*Task details*. Exclude images, then output the remaining data verbatim.

*Supplied material*.
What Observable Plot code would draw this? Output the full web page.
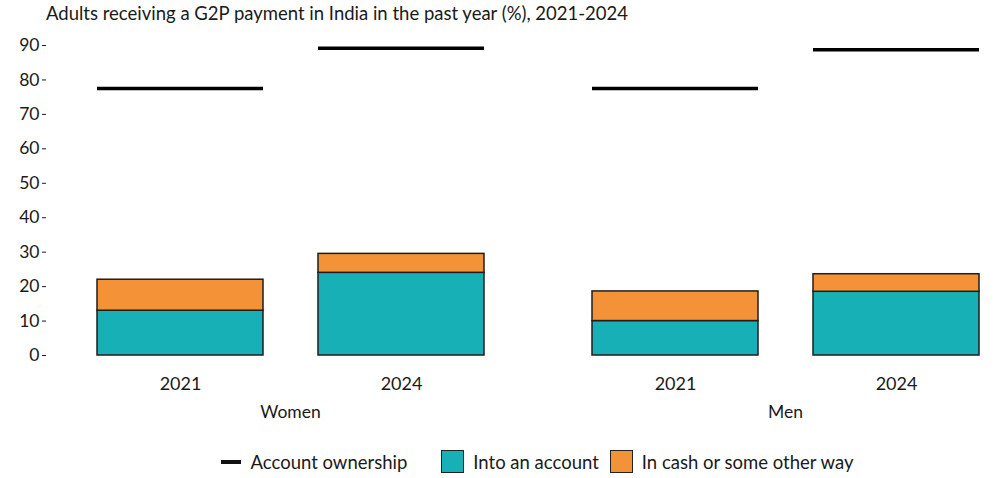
<!DOCTYPE html>
<html>
<head>
<meta charset="utf-8">
<script src="https://cdn.jsdelivr.net/npm/d3@7"></script>
<script src="https://cdn.jsdelivr.net/npm/@observablehq/plot@0.6"></script>
<style>
  html, body { margin: 0; padding: 0; background: #fff; }
  body { width: 1008px; height: 478px; overflow: hidden; font-family: Lato, "Open Sans", sans-serif; color: #1a1a1a; }
  #title { height: 28px; line-height: 26px; padding-left: 46px; font-size: 18.5px; }
  #legend { display: flex; justify-content: center; align-items: center; font-size: 18.5px; margin-top: 22px; padding-left: 66px; }
  .item { display: flex; align-items: center; }
  .line { width: 20px; height: 4px; background: #111; margin-right: 10px; }
  .sw { width: 23px; height: 23px; border: 1.5px solid #222; margin-right: 9px; box-sizing: border-box; }
</style>
</head>
<body>
<div id="title">Adults receiving a G2P payment in India in the past year (%), 2021-2024</div>
<div id="chart"></div>
<div id="legend"></div>
<script>
const genders = ["Women", "Women", "Men", "Men"];
const years = ["2021", "2024", "2021", "2024"];
const intoAccount = [13, 24, 10, 18.5];
const inCash = [9, 5.5, 8.6, 5.1];
const accountOwnership = [77.5, 89.2, 77.5, 88.8];
const seriesNames = ["Into an account", "In cash or some other way"];
const seriesColors = ["#18B0B7", "#F39237"];
const lineName = "Account ownership";
const yTicks = [0, 10, 20, 30, 40, 50, 60, 70, 80, 90];

const stacked = [];
genders.forEach((g, i) => {
  stacked.push({gender: g, year: years[i], series: seriesNames[0], value: intoAccount[i]});
  stacked.push({gender: g, year: years[i], series: seriesNames[1], value: inCash[i]});
});
const lines = genders.map((g, i) => ({gender: g, year: years[i], value: accountOwnership[i]}));

const chart = Plot.plot({
  width: 1008,
  height: 400,
  marginLeft: 45,
  marginRight: 8,
  marginTop: 17,
  marginBottom: 73,
  style: {fontFamily: "Lato, 'Open Sans', sans-serif", fontSize: "18px", color: "#1a1a1a"},
  fx: {domain: ["Women", "Men"], paddingInner: 0.074, paddingOuter: 0, label: null},
  x: {domain: ["2021", "2024"], paddingInner: 0.25, paddingOuter: 0.159, align: 0.714, label: null},
  y: {domain: [0, 90], label: null},
  color: {domain: seriesNames, range: seriesColors},
  marks: [
    Plot.axisY({ticks: yTicks, tickSize: 4, tickPadding: 3, label: null, fontSize: 17.5}),
    Plot.axisX({tickSize: 0, tickPadding: 22, label: null}),
    Plot.axisFx({anchor: "bottom", tickSize: 0, tickPadding: 50, label: null, fontSize: 17.5, dx: 15}),
    Plot.barY(stacked, Plot.stackY({fx: "gender", x: "year", y: "value", fill: "series", stroke: "#1e1e1e", strokeWidth: 1.5, order: seriesNames})),
    Plot.tickY(lines, {fx: "gender", x: "year", y: "value", stroke: "#000", strokeWidth: 3.5})
  ]
});
document.getElementById("chart").appendChild(chart);

const legend = document.getElementById("legend");
const l1 = document.createElement("div"); l1.className = "item";
l1.innerHTML = `<div class="line"></div><span>${lineName}</span>`;
l1.style.marginRight = "34px";
legend.appendChild(l1);
seriesNames.forEach((n, i) => {
  const it = document.createElement("div"); it.className = "item";
  if (i > 0) it.style.marginLeft = "11px";
  it.innerHTML = `<div class="sw" style="background:${seriesColors[i]}"></div><span>${n}</span>`;
  legend.appendChild(it);
});
</script>
</body>
</html>
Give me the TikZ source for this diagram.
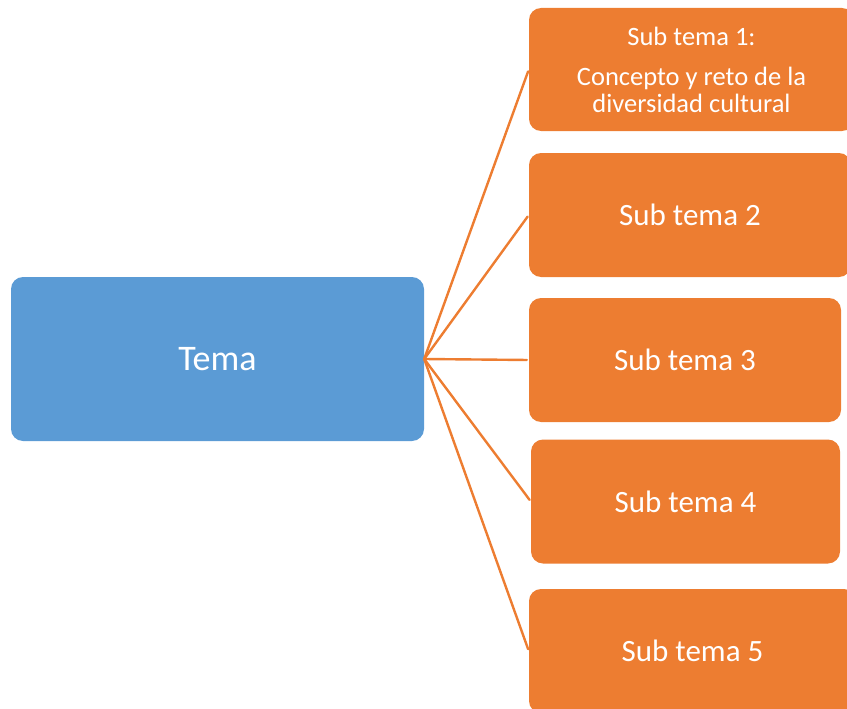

*Response to this exercise*.
What Observable Plot code would draw this? Output the full web page.
<!DOCTYPE html>
<html>
<head>
<meta charset="utf-8">
<script src="https://cdn.jsdelivr.net/npm/d3@7"></script>
<script src="https://cdn.jsdelivr.net/npm/@observablehq/plot@0.6"></script>
<style>
  html, body { margin: 0; padding: 0; background: #fff; }
  body { width: 1008px; height: 478px; overflow: hidden; font-family: Lato, "Open Sans", sans-serif; color: #1a1a1a; }
  #title { height: 28px; line-height: 26px; padding-left: 46px; font-size: 18.5px; }
  #legend { display: flex; justify-content: center; align-items: center; font-size: 18.5px; margin-top: 22px; padding-left: 66px; }
  .item { display: flex; align-items: center; }
  .line { width: 20px; height: 4px; background: #111; margin-right: 10px; }
  .sw { width: 23px; height: 23px; border: 1.5px solid #222; margin-right: 9px; box-sizing: border-box; }
</style>
</head>
<body>
<div id="title">Adults receiving a G2P payment in India in the past year (%), 2021-2024</div>
<div id="chart"></div>
<div id="legend"></div>
<script>
const genders = ["Women", "Women", "Men", "Men"];
const years = ["2021", "2024", "2021", "2024"];
const intoAccount = [13, 24, 10, 18.5];
const inCash = [9, 5.5, 8.6, 5.1];
const accountOwnership = [77.5, 89.2, 77.5, 88.8];
const seriesNames = ["Into an account", "In cash or some other way"];
const seriesColors = ["#18B0B7", "#F39237"];
const lineName = "Account ownership";
const yTicks = [0, 10, 20, 30, 40, 50, 60, 70, 80, 90];

const stacked = [];
genders.forEach((g, i) => {
  stacked.push({gender: g, year: years[i], series: seriesNames[0], value: intoAccount[i]});
  stacked.push({gender: g, year: years[i], series: seriesNames[1], value: inCash[i]});
});
const lines = genders.map((g, i) => ({gender: g, year: years[i], value: accountOwnership[i]}));

const chart = Plot.plot({
  width: 1008,
  height: 400,
  marginLeft: 45,
  marginRight: 8,
  marginTop: 17,
  marginBottom: 73,
  style: {fontFamily: "Lato, 'Open Sans', sans-serif", fontSize: "18px", color: "#1a1a1a"},
  fx: {domain: ["Women", "Men"], paddingInner: 0.074, paddingOuter: 0, label: null},
  x: {domain: ["2021", "2024"], paddingInner: 0.25, paddingOuter: 0.159, align: 0.714, label: null},
  y: {domain: [0, 90], label: null},
  color: {domain: seriesNames, range: seriesColors},
  marks: [
    Plot.axisY({ticks: yTicks, tickSize: 4, tickPadding: 3, label: null, fontSize: 17.5}),
    Plot.axisX({tickSize: 0, tickPadding: 22, label: null}),
    Plot.axisFx({anchor: "bottom", tickSize: 0, tickPadding: 50, label: null, fontSize: 17.5, dx: 15}),
    Plot.barY(stacked, Plot.stackY({fx: "gender", x: "year", y: "value", fill: "series", stroke: "#1e1e1e", strokeWidth: 1.5, order: seriesNames})),
    Plot.tickY(lines, {fx: "gender", x: "year", y: "value", stroke: "#000", strokeWidth: 3.5})
  ]
});
document.getElementById("chart").appendChild(chart);

const legend = document.getElementById("legend");
const l1 = document.createElement("div"); l1.className = "item";
l1.innerHTML = `<div class="line"></div><span>${lineName}</span>`;
l1.style.marginRight = "34px";
legend.appendChild(l1);
seriesNames.forEach((n, i) => {
  const it = document.createElement("div"); it.className = "item";
  if (i > 0) it.style.marginLeft = "11px";
  it.innerHTML = `<div class="sw" style="background:${seriesColors[i]}"></div><span>${n}</span>`;
  legend.appendChild(it);
});
</script>
</body>
</html>
Give me the TikZ source for this diagram.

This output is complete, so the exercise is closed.